27 Jun 2016 Evaluate

The Indian markets, were massacred along with other global markets in the last session, in a knee-jerk reactions to UK’s referendum results, though the major bourses recovered considerably, still there were major cuts at last. Today, the start of the F&O expiry week is likely to remain soft and the Brexit impact will continue to play its role, though Finance Minister Arun Jaitley has said that the impact of the Brexit vote on India would not be significant, as the underlying fundamentals of the economy were robust. Jaitley however, noted that Indian companies with significant operations in the UK would have to tailor their businesses accordingly to deal with the fallout. Markets may see some recovery in latter part of the trade and will be supported by some reports that India may soon roll out a long- term multiple-entry comprehensive visa by merging tourist, business, medical and conference visas into one to attract more visitors and boost trade. Also, the Finance Minister has said that India needs over $ 1.5 trillion in investment in the next 10 years to bridge infrastructure gap as the government intends to connect seven hundred thousand villages with roads by 2019 as part of a massive modernisation plan. The pharmaceuticals, defence and single-brand retail related stocks will keep buzzing, as the government has notified changes in the Foreign Direct Investment (FDI) policy in these sectors.

The US markets plunged in last session, with all the major indices witnessing steep losses for the day, reacting to the surprise vote in favor of Britain leaving the European Union on Thursday. The Asian markets have mostly made a weak start, extending their sell-off, though some indices have recovered and were in green too, led by the Japanese market which is up by over a percent on yen weakness.

Back home, stock markets in India ended the week on a disappointing note with the benchmark equity indices collapsing over two percent and slipping below crucial levels. The frontline indices got off to a gap down opening and tumbled to day’s lows in late morning session, but witnessed a strong recovery through the session. Sentiment suffered a jolt following a meltdown in global equities after referendum result indicated Britain would leave the European Union, triggering all-round selling, dragging down the key indices from their crucial levels. Shares of Indian companies having operations and exports to the European Union like pharma and information technology along with auto component manufacturers were among the most impacted.
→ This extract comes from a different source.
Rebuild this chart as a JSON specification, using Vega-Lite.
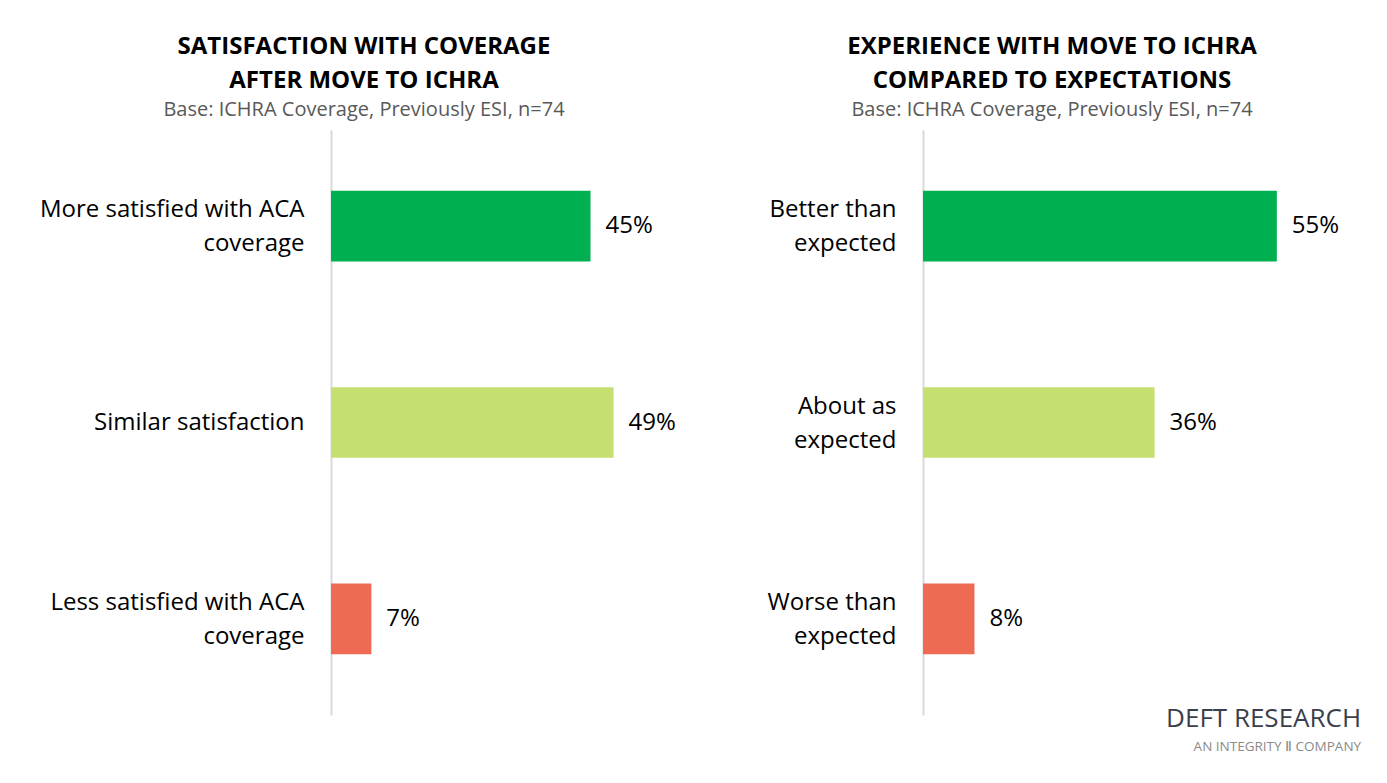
{
  "$schema": "https://vega.github.io/schema/vega-lite/v6.json",
  "background": "white",
  "padding": {"left": 11, "top": 35, "right": 0, "bottom": 10},
  "config": {
    "font": "Open Sans",
    "view": {"stroke": null},
    "concat": {"spacing": 46}
  },
  "title": {
    "text": "DEFT RESEARCH",
    "subtitle": "AN INTEGRITY Ⅱ COMPANY",
    "orient": "bottom",
    "anchor": "end",
    "fontSize": 26,
    "fontWeight": "normal",
    "color": "#3b3f4b",
    "subtitleColor": "#8a8a8a",
    "subtitleFontSize": 13.5,
    "subtitlePadding": 8,
    "offset": -9,
    "dx": 22
  },
  "hconcat": [
    {
      "width": 346,
      "height": 585,
      "title": {
        "text": ["SATISFACTION WITH COVERAGE", "AFTER MOVE TO ICHRA"],
        "subtitle": "Base: ICHRA Coverage, Previously ESI, n=74",
        "anchor": "middle",
        "frame": "group",
        "dx": -140,
        "fontSize": 24,
        "fontWeight": "bold",
        "lineHeight": 34,
        "color": "black",
        "subtitleFontSize": 20,
        "subtitleColor": "#595959",
        "subtitlePadding": 7,
        "offset": 10
      },
      "data": {
        "values": [
          {"response": "More satisfied with ACA coverage", "share": 0.45},
          {"response": "Similar satisfaction", "share": 0.49},
          {"response": "Less satisfied with ACA coverage", "share": 0.07}
        ]
      },
      "encoding": {
        "y": {
          "field": "response",
          "type": "nominal",
          "sort": null,
          "scale": {"paddingInner": 0.64, "paddingOuter": 0.31},
          "axis": {
            "title": null,
            "domain": true,
            "domainColor": "#d9d9d9",
            "domainWidth": 2,
            "ticks": false,
            "labelPadding": 27,
            "labelFontSize": 24,
            "labelColor": "black",
            "labelLineHeight": 34,
            "labelLimit": 400,
            "minExtent": 320,
            "labelOffset": {"condition": {"test": "datum.value == 'Similar satisfaction'", "value": 0}, "value": -16},
            "labelExpr": "datum.label == 'More satisfied with ACA coverage' ? ['More satisfied with ACA', 'coverage'] : datum.label == 'Less satisfied with ACA coverage' ? ['Less satisfied with ACA', 'coverage'] : datum.label"
          }
        },
        "x": {
          "field": "share",
          "type": "quantitative",
          "scale": {"domain": [0, 0.6]},
          "axis": null
        }
      },
      "layer": [
        {
          "mark": {"type": "bar"},
          "encoding": {
            "color": {
              "field": "response",
              "type": "nominal",
              "scale": {
                "domain": ["More satisfied with ACA coverage", "Similar satisfaction", "Less satisfied with ACA coverage"],
                "range": ["#00af50", "#c5df70", "#ef6a52"]
              },
              "legend": null
            }
          }
        },
        {
          "mark": {"type": "text", "align": "left", "dx": 15, "fontSize": 24, "color": "black"},
          "encoding": {"text": {"field": "share", "type": "quantitative", "format": ".0%"}}
        }
      ]
    },
    {
      "width": 386,
      "height": 585,
      "title": {
        "text": ["EXPERIENCE WITH MOVE TO ICHRA", "COMPARED TO EXPECTATIONS"],
        "subtitle": "Base: ICHRA Coverage, Previously ESI, n=74",
        "anchor": "middle",
        "frame": "group",
        "dx": -64,
        "fontSize": 24,
        "fontWeight": "bold",
        "lineHeight": 34,
        "color": "black",
        "subtitleFontSize": 20,
        "subtitleColor": "#595959",
        "subtitlePadding": 7,
        "offset": 10
      },
      "data": {
        "values": [
          {"response": "Better than expected", "share": 0.55},
          {"response": "About as expected", "share": 0.36},
          {"response": "Worse than expected", "share": 0.08}
        ]
      },
      "encoding": {
        "y": {
          "field": "response",
          "type": "nominal",
          "sort": null,
          "scale": {"paddingInner": 0.64, "paddingOuter": 0.31},
          "axis": {
            "title": null,
            "domain": true,
            "domainColor": "#d9d9d9",
            "domainWidth": 2,
            "ticks": false,
            "labelPadding": 27,
            "labelFontSize": 24,
            "labelColor": "black",
            "labelLineHeight": 34,
            "labelLimit": 400,
            "minExtent": 200,
            "labelOffset": -16,
            "labelExpr": "datum.label == 'Better than expected' ? ['Better than', 'expected'] : datum.label == 'About as expected' ? ['About as', 'expected'] : ['Worse than', 'expected']"
          }
        },
        "x": {
          "field": "share",
          "type": "quantitative",
          "scale": {"domain": [0, 0.6]},
          "axis": null
        }
      },
      "layer": [
        {
          "mark": {"type": "bar"},
          "encoding": {
            "color": {
              "field": "response",
              "type": "nominal",
              "scale": {
                "domain": ["Better than expected", "About as expected", "Worse than expected"],
                "range": ["#00af50", "#c5df70", "#ef6a52"]
              },
              "legend": null
            }
          }
        },
        {
          "mark": {"type": "text", "align": "left", "dx": 15, "fontSize": 24, "color": "black"},
          "encoding": {"text": {"field": "share", "type": "quantitative", "format": ".0%"}}
        }
      ]
    }
  ]
}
Depreciation in rupee against the dollar also dented sentiments. Indian rupee was trading at 67.92 per dollar at the time of equity markets closing as compared to 67.25 per dollar level on Thursday. However, market participants got some comfort with Reserve Bank of India’s (RBI) Governor Raghuram Rajan’s statement that RBI would provide liquidity to allow orderly adjustment in the local market following Britain's exit (Brexit) from European Union creating ripples across global markets, while he expects India's strong fundamentals would help it to remain largely immune from the shock. The governor added that India's limited short term liability to the international markets leads to moderate participation, and therefore the impact would be limited. He also said that a good monsoon can lift sentiment and activity should pick up. Some support also came with Finance Minister Arun Jaitley’s statement that India’s macro-economic fundamentals are sound with a very comfortable external position, a rock-solid commitment to fiscal discipline, and declining inflation. Global cues remained somber as majority of the Asian equity indices finished in the red-zone, while the volatility started in currencies and spread to markets from Asian to European. Back home, finally the BSE Sensex was lost 604.51 points or 2.24% to 26397.71, while the CNX Nifty declined 181.85 points or 2.20% to 8,088.60.